Тогда-то я и узнал, что папы и мамы бывают не у всех. И вот у меня их не было. Так получилось. Но мне очень хотелось, чтобы и у меня тоже были папа и мама, как у Брайана, поэтому я стал так называть дядю Гейба и тётю Алану, которая утешала меня, когда я плакал, рассказывала сказки, целовала на ночь и ещё называлась «дочь» дяди Гейба. Никто не возражал, а Тобиас, который был уже почти совсем большой и тоже жил с нами, и ещё назывался «брат», сказал мне, что раньше он тоже звал дядю Гейба «папа», но теперь не зовёт, потому что уже большой, а дядя Гейб на самом деле не папа и не дядя, а тоже «брат». Но мне можно так его звать, потому что я маленький, и он нам вместо папы.
И лишь много лет спустя я узнал, по какой причине у других детей были папы и мамы, а у нас с Тобиасом, и не только у нас – один только Гейб. Поэтому почувствовал в Джинни родственную душу – если она была приёмным ребёнком, значит, тоже была не нужна родным родителям.
– Официально тебя никто не усыновлял, просто записали, как свою, вот и всё.
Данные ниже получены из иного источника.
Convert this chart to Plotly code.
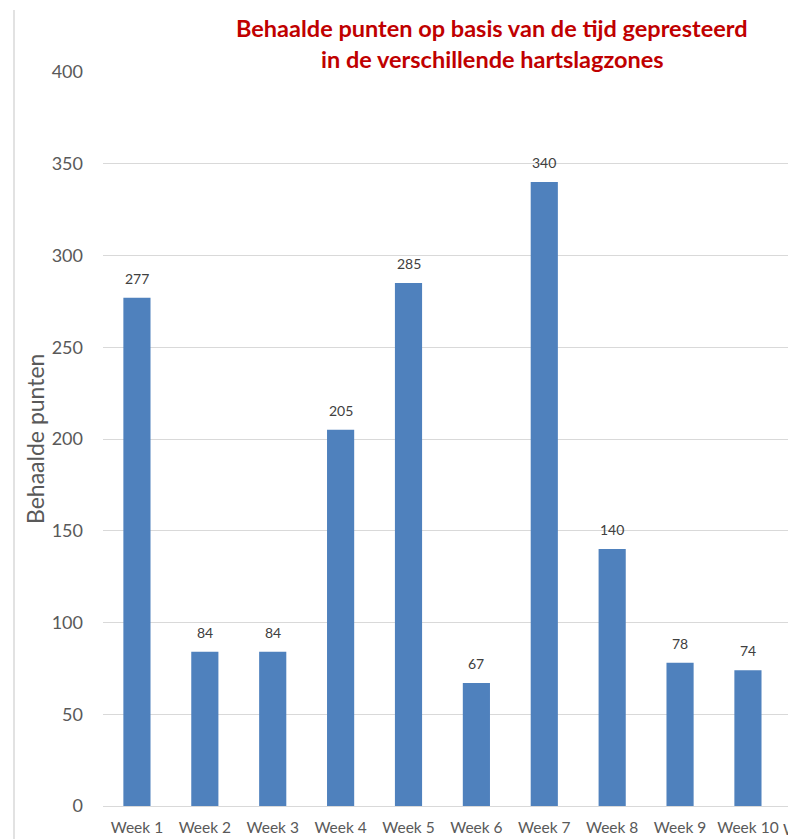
import plotly.graph_objects as go

weeks = ["Week 1", "Week 2", "Week 3", "Week 4", "Week 5",
         "Week 6", "Week 7", "Week 8", "Week 9", "Week 10"]
punten = [277, 84, 84, 205, 285, 67, 340, 140, 78, 74]
y_ticks = [0, 50, 100, 150, 200, 250, 300, 350, 400]

W, H = 788, 839
ML, MR, MT, MB = 103, 0, 72, 33
PW, PH = W - ML - MR, H - MT - MB
font = "Lato, Calibri, Carlito, sans-serif"
grey = "#595959"

fig = go.Figure(go.Bar(
    x=list(range(len(weeks))),
    y=punten,
    marker=dict(color="#4F81BD", line=dict(width=0)),
    cliponaxis=False,
))

# value labels above each bar
for i, v in enumerate(punten):
    fig.add_annotation(x=i, y=v, text=str(v), xref="x", yref="y",
                       showarrow=False, yanchor="bottom", yshift=9,
                       font=dict(family=font, size=14, color="#404040"))

fig.update_layout(
    width=W, height=H,
    margin=dict(l=ML, r=MR, t=MT, b=MB, pad=0, autoexpand=False),
    paper_bgcolor="white", plot_bgcolor="white",
    bargap=0.6,
    showlegend=False,
    font=dict(family=font, color=grey),
)

fig.update_xaxes(
    tickmode="array",
    tickvals=list(range(len(weeks))),
    ticktext=weeks,
    range=[-0.5, 9.59],
    automargin=False,
    showgrid=False, zeroline=False,
    showline=True, linecolor="#D9D9D9", linewidth=1,
    ticks="", tickfont=dict(family=font, size=15.5, color=grey),
    ticklabelstandoff=7,
)

fig.update_yaxes(
    range=[0, 400],
    tickmode="array", tickvals=y_ticks,
    automargin=False,
    showgrid=True, gridcolor="#D9D9D9", gridwidth=1,
    zeroline=False, showline=False, ticks="",
    tickfont=dict(family=font, size=18, color=grey),
    ticklabelstandoff=19,
)

# y-axis title
fig.add_annotation(text="Behaalde punten", xref="paper", yref="paper",
                   x=(35 - ML) / PW, y=0.5, textangle=-90,
                   xanchor="center", yanchor="middle", showarrow=False,
                   font=dict(family=font, size=23, color=grey))

# chart border on the left
fig.add_shape(type="line", xref="paper", yref="paper",
              x0=(14 - ML) / PW, x1=(14 - ML) / PW,
              y0=-MB / PH, y1=1 + (MT - 10) / PH,
              line=dict(color="#D9D9D9", width=1.5))

# two-line red title
title_lines = ["Behaalde punten op basis van de tijd gepresteerd",
               "in de verschillende hartslagzones"]
for i, line in enumerate(title_lines):
    fig.add_annotation(
        text=f"<b>{line}</b>", xref="paper", yref="paper",
        x=(492 - ML) / PW,
        y=1 + (MT - 28 - 31 * i) / PH,
        xanchor="center", yanchor="middle", showarrow=False,
        font=dict(family=font, size=23.5, color="#C00000"),
    )

# next category label, partly beyond the right edge
fig.add_annotation(text="Week 11", xref="paper", yref="paper",
                   x=(813 - ML) / PW, y=-(829 - 806) / PH,
                   xanchor="center", yanchor="middle", showarrow=False,
                   font=dict(family=font, size=15.5, color=grey))

fig.write_html("out.html")
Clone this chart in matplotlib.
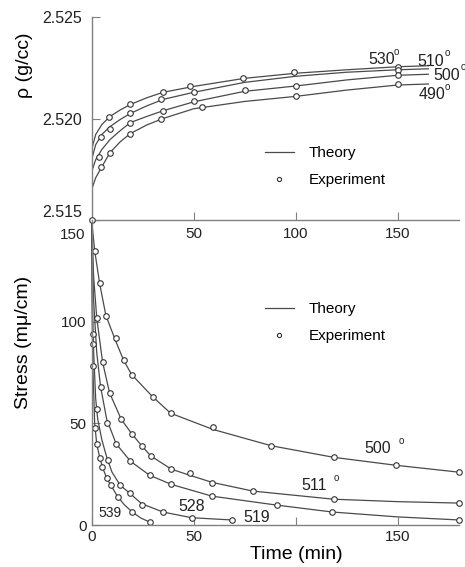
import numpy as np
import matplotlib.pyplot as plt

plt.rcParams['font.family'] = ['Liberation Sans', 'DejaVu Sans']

# ---- density vs time (top panel) ----
t_rho = [0, 2, 5, 9, 14, 19, 27, 35, 50, 75, 100, 125, 150, 165]
rho_530 = [2.51847, 2.51921, 2.51970, 2.52010, 2.52042, 2.52069, 2.52102, 2.52129,
           2.52158, 2.52198, 2.52223, 2.52240, 2.52255, 2.52260]
rho_510 = [2.51797, 2.51871, 2.51921, 2.51960, 2.51995, 2.52025, 2.52062, 2.52094,
           2.52129, 2.52178, 2.52208, 2.52228, 2.52240, 2.52245]
rho_500 = [2.51738, 2.51797, 2.51847, 2.51896, 2.51940, 2.51980, 2.52010, 2.52038,
           2.52082, 2.52134, 2.52160, 2.52190, 2.52213, 2.52218]
rho_490 = [2.51649, 2.51708, 2.51762, 2.51832, 2.51885, 2.51926, 2.51968, 2.52000,
           2.52048, 2.52084, 2.52109, 2.52140, 2.52165, 2.52170]

# measured points
t_e530 = [8.6, 19, 35, 48, 74, 99, 150]
e530 = [2.52005, 2.52069, 2.52129, 2.52158, 2.52198, 2.52228, 2.52252]
t_e510 = [4.8, 9, 19, 34, 50, 150]
e510 = [2.51911, 2.51950, 2.52025, 2.52094, 2.52129, 2.52240]
t_e500 = [3.7, 19, 35, 50, 75, 100, 150]
e500 = [2.51812, 2.51980, 2.52035, 2.52084, 2.52139, 2.52158, 2.52213]
t_e490 = [4.7, 9, 19, 34, 54, 100, 150]
e490 = [2.51762, 2.51832, 2.51926, 2.52000, 2.52059, 2.52109, 2.52168]

# ---- stress relaxation (bottom panel) ----
t_s500 = [0, 1.5, 3.9, 7, 12, 15.7, 19.6, 30, 38.7, 59.5, 88, 118.6, 149, 180]
s500 = [150, 135, 119, 103, 90, 81, 74, 63, 55, 47, 39, 33.3, 29.4, 26]
t_s511 = [0, 1, 2.5, 5.4, 8.8, 14.5, 19.6, 24.5, 29, 39, 48, 59, 79, 118.6, 150, 180]
s511 = [150, 122, 102, 80, 65, 52, 45, 39, 34, 27.5, 24.5, 21, 16.7, 12.7, 11.5, 10.8]
t_s519 = [0, 1, 2.5, 4.4, 7.4, 12, 19, 28.4, 39, 59, 90.7, 118, 150, 180]
s519 = [150, 110, 85, 68, 52, 40, 31.4, 24.5, 20, 14.2, 9.8, 6.4, 4, 2.5]
t_s528 = [0, 0.5, 1, 2, 3, 5, 7.5, 10, 14, 18.6, 24.5, 35, 49, 68.6]
s528 = [150, 105, 85, 62, 52, 42, 33, 26, 19.6, 15.7, 10.5, 6.4, 3.6, 2.5]
t_s539 = [0, 0.3, 0.7, 1.5, 2.5, 4, 5.5, 7.4, 9.8, 12.7, 16, 20, 24, 28.4]
s539 = [150, 100, 75, 50, 40, 33, 28, 23, 19, 14, 10, 6.4, 3.5, 1.5]

t_m500 = [0, 1.5, 3.9, 7, 12, 15.7, 19.6, 30, 38.7, 59.5, 88, 118.6, 149, 180]
m500 = [150, 135, 119, 103, 92, 81, 74, 63, 55, 48, 39, 33.3, 29.4, 26]
t_m511 = [2.5, 5.4, 8.8, 14.5, 19.6, 24.5, 29, 39, 48, 59, 79, 118.6, 180]
m511 = [102, 80, 65, 52, 45, 39, 34, 27.5, 25.5, 20.6, 16.7, 12.7, 10.8]
t_m519 = [0.5, 4.4, 7.4, 12, 19, 28.4, 39, 59, 90.7, 118, 180]
m519 = [94, 68, 50, 39.7, 31.4, 24.5, 20, 14.2, 9.8, 6.4, 2.5]
t_m528 = [0.8, 2.5, 7.8, 14, 18.6, 24.5, 35, 49, 68.6]
m528 = [89, 57, 32, 19.6, 15.7, 9.8, 6.4, 3.4, 2.5]
t_m539 = [0.5, 1.5, 2.5, 4, 5, 7.4, 9.3, 12.7, 20, 28.4]
m539 = [78, 47.5, 40, 33, 28.4, 23, 19.6, 13.7, 6.4, 1.5]

line_c = '#4a4a4a'
mark_kw = dict(ls='none', marker='o', ms=4, mfc='white', mec='#333333', mew=0.8, clip_on=False)

fig = plt.figure(figsize=(4.65, 5.67), dpi=100)
ax1 = fig.add_axes([0.197, 0.612, 0.79, 0.358])
ax2 = fig.add_axes([0.197, 0.074, 0.79, 0.538])
ax2.set_facecolor('none')   # keep the top panel's tick labels visible

# top panel
for t, r in [(t_rho, rho_530), (t_rho, rho_510), (t_rho, rho_500), (t_rho, rho_490)]:
    ax1.plot(t, r, color=line_c, lw=0.9)
for t, r in [(t_e530, e530), (t_e510, e510), (t_e500, e500), (t_e490, e490)]:
    ax1.plot(t, r, **mark_kw)

# bottom panel
for t, s in [(t_s500, s500), (t_s511, s511), (t_s519, s519), (t_s528, s528), (t_s539, s539)]:
    ax2.plot(t, s, color=line_c, lw=0.9, clip_on=False)
for t, s in [(t_m500, m500), (t_m511, m511), (t_m519, m519), (t_m528, m528), (t_m539, m539)]:
    ax2.plot(t, s, **mark_kw)

for ax in (ax1, ax2):
    ax.set_xlim(0, 180)
    for sp in ('top', 'right'):
        ax.spines[sp].set_visible(False)
    for sp in ('left', 'bottom'):
        ax.spines[sp].set_color('#808080')
        ax.spines[sp].set_linewidth(1.0)
    ax.tick_params(direction='in', length=6, width=0.8, color='#808080',
                   labelsize=11, labelcolor='#222222')
ax1.tick_params(axis='y', pad=7, labelsize=11.5)
ax1.tick_params(axis='x', pad=5)

ax1.set_ylim(2.515, 2.525)
ax1.set_xticks([50, 100, 150])
ax1.set_yticks([2.515, 2.520, 2.525])
ylab1 = ax1.set_yticklabels(['2.515', '2.520', '2.525'])
ylab1[0].set_verticalalignment('bottom')

ax2.set_ylim(0, 150)
ax2.set_xticks([0, 50, 100, 150])
ax2.set_xticklabels(['0', '50', '', '150'])
ax2.set_yticks([0, 50, 100, 150])
ax2.set_yticklabels(['0', '50', '100', ''])
# the 150 label sits below the shared edge
ax2.annotate('150', xy=(0, 150), xycoords=('axes fraction', 'data'), xytext=(-4.5, -11),
             textcoords='offset points', ha='right', va='center', fontsize=11, color='#222222')

ax1.set_ylabel(u'\u03c1 (g/cc)', fontsize=14)
ax1.yaxis.set_label_coords(-0.16, 0.764)
ax2.set_ylabel(u'Stress (m\u03bc/cm)', fontsize=14)
ax2.yaxis.set_label_coords(-0.162, 0.6)
ax2.set_xlabel('Time (min)', fontsize=14)
ax2.xaxis.set_label_coords(0.558, -0.07)

# legends
theory_h = plt.Line2D([], [], color=line_c, lw=0.9)
exp_h = plt.Line2D([], [], ls='none', marker='o', ms=3, mfc='white', mec='#333333', mew=0.8)
for ax, y0 in [(ax1, 0.40), (ax2, 0.755)]:
    ax.legend([theory_h, exp_h], ['Theory', 'Experiment'], loc='upper left',
              bbox_to_anchor=(0.45, y0), frameon=False, fontsize=11,
              handlelength=1.9, handletextpad=1.0, labelspacing=0.85, borderpad=0)

# temperature labels
def temp_label(ax, x, y, txt, size=11.5, deg=(10, 6)):
    ax.text(x, y, txt, ha='center', va='center', fontsize=size, color='#222222')
    if deg is not None:
        ax.annotate('o', (x, y), xytext=deg, textcoords='offset points',
                    fontsize=7, ha='center', va='center', color='#222222')

temp_label(ax1, 142, 2.52292, '530', deg=(11, 5))
temp_label(ax1, 166, 2.52282, '510', deg=(12, 6))
temp_label(ax1, 174, 2.52213, '500', deg=(12, 6))
temp_label(ax1, 167, 2.52119, '490', deg=(11, 5))

temp_label(ax2, 140, 37.7, '500', deg=(17, 5))
temp_label(ax2, 109, 19.6, '511', deg=(16, 5))
temp_label(ax2, 81, 3.9, '519', deg=None)
temp_label(ax2, 49, 9.3, '528', deg=None)
temp_label(ax2, 9, 5.9, '539', size=10, deg=None)

fig.savefig('out.png', dpi=100)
– Подожди! Тут что-то не сходится, – голос Джинни звучал задумчиво. – Я же видела фото и видео. Где мама беременная, и где я у неё на руках через пару минут после рождения. Папа сам делал эти фото. И на них прекрасно видна родинка у меня на плече, она и сейчас там есть. Так что меня даже подменить не могли! Ты солгала! А я-то чуть было тебе не поверила. Нужно было врать только про папу, зря ты ещё и маму приплела. Зачем ты так со мной? Просто, чтобы больно сделать?
– Я не врала! – Изольда буквально шипела. – Да, ты родилась в нашей семье, но ты всё равно чужая! И я тебе это докажу!
Раздались удаляющиеся шаги, потом скрип выдвигаемого ящика, шуршание бумаги. Не выдержав, я перегнулся через перила и глянул вниз. Всё, что я увидел – черноволосую макушку и длинные, прямые волосы, рассыпавшиеся по хрупким плечикам, обтянутым зелёной футболкой с длинными рукавами.
В этот момент вернулась Изольда, и я отпрянул от перил, не желая быть увиденным.
– Вот, полюбуйся. Как видишь, я не лгала.
– Суррогатное материнство? – Джинни явно была в шоке, я, признаюсь, тоже. И она тут же озвучила мой вопрос: – Тогда почему меня не забрали? Это же бешеные деньги, почему, если их заплатили за моё вынашивание, то меня не забрали? Или мама сама не захотела меня отдавать? Но, данный контракт подобного не предусматривает, меня бы просто отобрали, как похищенную у кровных родителей. Почему я осталась у вас?
– Да потому что ты никому оказалась не нужна!
– Этого не может быть! Раз за меня столько заплатили и готовы были заплатить ещё столько же, значит, меня по-настоящему хотели. Объясни, как всё было. Ты должна мне это объяснение, раз уж сама затеяла этот разговор.
– Ладно, – голос Изольды звучал неохотно. – Расскажу, что знаю, но это не особо много. Мне было девять, со мной никто ничего не обсуждал, но что-то я подслушала, а что-то узнала позже от тёти Сэнди. Тебя, кстати, никогда не удивляло, что она тебя не любила и не взяла к себе после папиной гибели?
– Она вообще людей не особо любит.
– Да, верно, тётя Сэнди не показатель. Ладно, слушай. В общем, в то время папа сильно покалечился на стройке, где работал, и ему была срочно нужна операция, иначе он остался бы инвалидом-колясочником. Страховая с оплатой затягивала, выясняя, кто именно виноват, его начальник валил всё на папу и деньги на лечение давать отказывался, сбережений у родителей на операцию не хватало, а промедление могло быть фатальным. И тогда мама нашла какую-то посредническую фирму, которая подыскивала суррогатных матерей. Половину денег выплатили сразу, этого хватило на операцию, папа полностью поправился... Возможно, он за это тебя и любил, другой причины я не вижу.